Por tais fundamentos, é perfeitamente cabível aplicar ao caso a regra da Súmula nº 335/STF, afastando – nesses casos específicos – a jurisdição e competência da CNRD.
……….
[1] “É válida a cláusula de eleição do foro para os processos oriundos do contrato.
[2] “Art. 64. A incompetência, absoluta ou relativa, será alegada como questão preliminar de contestação. § 1o A incompetência absoluta pode ser alegada em qualquer tempo e grau de jurisdição e deve ser declarada de ofício. § 2o Após manifestação da parte contrária, o juiz decidirá imediatamente a alegação de incompetência. § 3o Caso a alegação de incompetência seja acolhida, os autos serão remetidos ao juízo competente. § 4o Salvo decisão judicial em sentido contrário, conservar-se-ão os efeitos de decisão proferida pelo juízo incompetente até que outra seja proferida, se for o caso, pelo juízo competente.”
[3] Art. 28, § 5º – Lei n. 9.615/98 – O vínculo desportivo do atleta com a entidade de prática desportiva contratante constitui-se com o registro do contrato especial de trabalho desportivo na entidade de administração do desporto, tendo natureza acessória ao respectivo vínculo empregatício, dissolvendo-se, para todos os efeitos legais: (Redação dada pela Lei nº 12.395, de 2011).
[4] Ato jurídico perfeito é aquele já consumado segundo a lei vigente ao tempo em que se efetuou.
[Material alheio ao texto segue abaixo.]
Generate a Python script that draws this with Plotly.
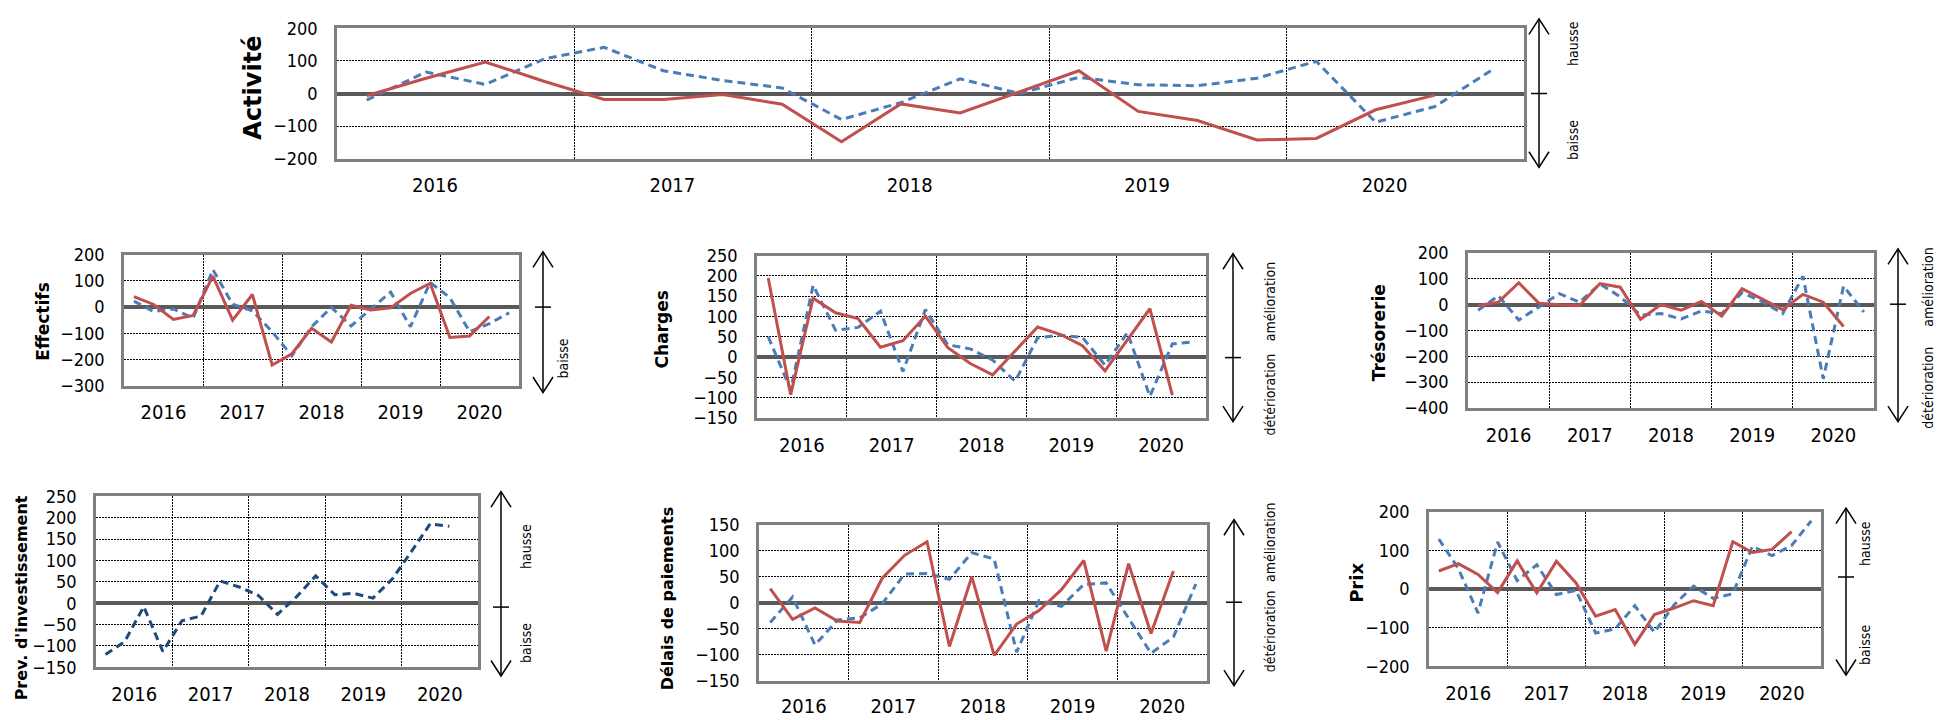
import plotly.graph_objects as go

W, H = 1937, 720
FONT = "DejaVu Sans Condensed, DejaVu Sans, sans-serif"
BOLD = "DejaVu Sans, sans-serif"

RED = "#C0504D"
BLUE = "#4A7DB8"
NAVY = "#1F497D"

# quarters 2016 T1 .. 2020 T4
quarters = list(range(20))
years = ["2016", "2017", "2018", "2019", "2020"]

# valeurs (soldes d'opinion)
activite_reel = [-7, 47, 97, 37, -18, -18, -3, -33, -148, -32, -60, 5, 70, -55, -83, -143, -138, -50, -5]
activite_prev = [-20, 66, 28, 107, 142, 70, 40, 17, -80, -28, 45, 0, 50, 27, 24, 47, 99, -88, -40, 77]

effectifs_reel = [40, 10, -47, -32, 118, -50, 48, -221, -178, -81, -133, 7, -11, -3, 52, 91, -116, -110, -36]
effectifs_prev = [23, -17, -7, -42, 143, 11, -14, -94, -186, -75, -1, -72, -7, 57, -75, 94, 36, -94, -63, -22]

charges_reel = [195, -93, 145, 109, 95, 24, 40, 101, 23, -16, -44, 15, 74, 56, 28, -34, 43, 119, -94]
charges_prev = [50, -81, 177, 66, 73, 113, -36, 117, 30, 20, -8, -60, 47, 54, 48, -20, 60, -97, 32, 38]

tresorerie_reel = [-4, 9, 84, 5, -1, -4, 81, 67, -57, 0, -22, 12, -45, 61, 21, -20, 39, 9, -85]
tresorerie_prev = [-22, 34, -60, -10, 42, 9, 80, 30, -41, -35, -56, -25, -35, 46, 11, -35, 109, -287, 71, -29]

investissement_prev = [-120, -90, -8, -113, -41, -30, 52, 38, 18, -26, 15, 64, 20, 23, 12, 56, 120, 186, 180]

delais_reel = [27, -32, -10, -35, -38, 47, 91, 117, -84, 50, -101, -41, -15, 25, 81, -93, 75, -59, 61]
delais_prev = [-38, 11, -81, -33, -29, -2, 55, 56, 45, 96, 84, -95, 4, -7, 35, 38, -30, -97, -66, 36]

prix_reel = [47, 66, 38, -9, 73, -10, 72, 16, -70, -53, -143, -66, -49, -30, -43, 123, 95, 103, 149]
prix_prev = [130, 53, -62, 122, 22, 63, -14, -3, -114, -103, -43, -112, -41, 8, -24, -12, 111, 87, 113, 177]

# mise en page (pixels): box = (gauche, haut, droite, bas)
panels = [
    dict(title="Activité", tsize=24, tpos=(253, 79), box=(337, 18, 1524, 152),
         yr=(-200, 200), dt=100, yoff=1.15, ystand=7,
         series=[(activite_prev, BLUE, True), (activite_reel, RED, False)],
         arrow=(1539, 8, 161, 85), side=[("hausse", 1573, 34), ("baisse", 1573, 133)]),
    dict(title="Effectifs", tsize=17, tpos=(43, 320), box=(124, 251, 519, 386),
         yr=(-300, 200), dt=100, yoff=1.5, ystand=7,
         series=[(effectifs_prev, BLUE, True), (effectifs_reel, RED, False)],
         arrow=(543, 248, 393, 305), side=[("baisse", 563, 358)]),
    dict(title="Charges", tsize=17, tpos=(662, 328), box=(757, 252, 1206, 419),
         yr=(-150, 250), dt=50, yoff=1.5, ystand=7,
         series=[(charges_prev, BLUE, True), (charges_reel, RED, False)],
         arrow=(1233, 250, 423, 357),
         side=[("amélioration", 1270, 300), ("détérioration", 1270, 395)]),
    dict(title="Trésorerie", tsize=17, tpos=(1379, 332), box=(1468, 249, 1874, 409),
         yr=(-400, 200), dt=100, yoff=1.5, ystand=7,
         series=[(tresorerie_prev, BLUE, True), (tresorerie_reel, RED, False)],
         arrow=(1898, 245, 423, 302),
         side=[("amélioration", 1928, 285), ("détérioration", 1928, 388)]),
    dict(title="Prev. d'investissement", tsize=16, tpos=(21, 605), box=(96, 500, 478, 676),
         yr=(-150, 250), dt=50, yoff=1.5, ystand=7,
         series=[(investissement_prev, NAVY, True)],
         arrow=(501, 495, 685, 614), side=[("hausse", 526, 552), ("baisse", 526, 651)]),
    dict(title="Délais de paiements", tsize=16, tpos=(667, 605), box=(759, 529, 1207, 690),
         yr=(-150, 150), dt=50, yoff=1.5, ystand=5,
         series=[(delais_prev, BLUE, True), (delais_reel, RED, False)],
         arrow=(1234, 524, 695, 609),
         side=[("amélioration", 1270, 548), ("détérioration", 1270, 639)]),
    dict(title="Prix", tsize=18, tpos=(1357, 589), box=(1429, 516, 1821, 675),
         yr=(-200, 200), dt=100, yoff=1.5, ystand=7,
         series=[(prix_prev, BLUE, True), (prix_reel, RED, False)],
         arrow=(1846, 512, 684, 583), side=[("hausse", 1865, 549), ("baisse", 1865, 653)]),
]


def px(x):
    return x / W


def py(y):
    return 1 - y / H


fig = go.Figure()
layout = dict(
    width=W, height=H, autosize=False,
    margin=dict(l=0, r=0, t=0, b=0),
    paper_bgcolor="white", plot_bgcolor="white",
    showlegend=False,
    font=dict(family=FONT, color="black"),
)
shapes = []
annotations = []

for i, p in enumerate(panels):
    n = "" if i == 0 else str(i + 1)
    l, t, r, b = p["box"]

    for vals, color, dashed in p["series"]:
        fig.add_trace(go.Scatter(
            x=quarters[:len(vals)], y=vals, mode="lines",
            line=dict(color=color, width=3, dash="8px,5px" if dashed else "solid"),
            xaxis="x" + n, yaxis="y" + n, hoverinfo="skip",
        ))

    layout["xaxis" + n] = dict(
        domain=[px(l), px(r)], anchor="y" + n, range=[-0.5, 19.5],
        tickmode="array", tickvals=[4 * k + p["yoff"] for k in range(5)], ticktext=years,
        showgrid=False, zeroline=False, ticks="",
        showline=True, linecolor="#808080", linewidth=2.5, mirror=True,
        tickfont=dict(size=20, family=FONT, color="black"), ticklabelstandoff=p["ystand"],
        minor=dict(tickvals=[3.5, 7.5, 11.5, 15.5], showgrid=True, gridcolor="black",
                   griddash="2px,1px", gridwidth=1, ticks=""),
        fixedrange=True,
    )
    layout["yaxis" + n] = dict(
        domain=[py(b), py(t)], anchor="x" + n, range=list(p["yr"]),
        tick0=0, dtick=p["dt"], ticks="",
        showgrid=True, gridcolor="black", griddash="2px,1px", gridwidth=1,
        zeroline=True, zerolinecolor="#595959", zerolinewidth=4,
        showline=True, linecolor="#808080", linewidth=2.5, mirror=True,
        tickfont=dict(size=18, family=FONT, color="black"), ticklabelstandoff=13,
        fixedrange=True,
    )

    tx, ty = p["tpos"]
    annotations.append(dict(
        text="<b>%s</b>" % p["title"], x=px(tx), y=py(ty), xref="paper", yref="paper",
        showarrow=False, textangle=-90, xanchor="center", yanchor="middle",
        font=dict(family=BOLD, size=p["tsize"], color="black"),
    ))

    ax, atop, abot, atick = p["arrow"]
    line = dict(color="black", width=1.5)
    shapes.append(dict(type="line", xref="paper", yref="paper",
                       x0=px(ax), x1=px(ax), y0=py(atop), y1=py(abot), line=line))
    shapes.append(dict(type="line", xref="paper", yref="paper",
                       x0=px(ax - 8), x1=px(ax + 8), y0=py(atick), y1=py(atick), line=line))
    for tip, d in ((atop, 16), (abot, -16)):
        path = "M %f,%f L %f,%f L %f,%f" % (px(ax - 10), py(tip + d), px(ax), py(tip),
                                           px(ax + 10), py(tip + d))
        shapes.append(dict(type="path", xref="paper", yref="paper", path=path, line=line))

    for txt, sx, sy in p["side"]:
        annotations.append(dict(
            text=txt, x=px(sx), y=py(sy), xref="paper", yref="paper",
            showarrow=False, textangle=-90, xanchor="center", yanchor="middle",
            font=dict(family=FONT, size=14, color="black"),
        ))

layout["shapes"] = shapes
layout["annotations"] = annotations
fig.update_layout(**layout)

# page sans marge pour que la figure occupe exactement la fenêtre
fig.write_html(
    "out.html",
    config={"displayModeBar": False},
    post_script="document.body.style.margin='0';document.body.style.overflow='hidden';",
)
Direito adquirido diz respeito àqueles que o seu titular, ou alguém por ele, possa exercer, como aqueles cujo começo do exercício tenha termo pré-fixo, ou condição pré-estabelecida inalterável, a arbítrio de outrem.
[5] GUIMARÃES, Deocleciano Torrieri. Dicionário Técnico Jurídico. 15. ed. São Paulo: Rideel, 2012, p.448;
[6] “CF/88 – Art. 5º – XXXV – A lei não excluirá da apreciação do Poder Judiciário lesão ou ameaça a direito;”
[7] “Art. 4º A cláusula compromissória é a convenção através da qual as partes em um contrato comprometem-se a submeter à arbitragem os litígios que possam vir a surgir, relativamente a tal contrato.
- 2º Nos contratos de adesão, a cláusula compromissória só terá eficácia se o aderente tomar a iniciativa de instituir a arbitragem ou concordar, expressamente, com a sua instituição, desde que por escrito em documento anexo ou em negrito, com a assinatura ou visto especialmente para essa cláusula.” – destacamos.
[8] “Art. 104. A validade do negócio jurídico requer: III – forma prescrita ou não defesa em lei.”
“Art. 166. É nulo o negócio jurídico quando: IV – não revestir a forma prescrita em lei;”
[9] KELSEN, Hans. Teoria Pura do Direito. 7ed. São Paulo: Martins Fontes, 2006. p. 217.
[10] “Art. 59 CF/88. O processo legislativo compreende a elaboração de:
I – emendas à Constituição;
II – leis complementares;
III – leis ordinárias;
IV – leis delegadas
V – medidas provisórias;
VI – decretos legislativos
VII – resoluções
Parágrafo único. Lei complementar disporá sobre a elaboração, redação, alteração e consolidação das leis.”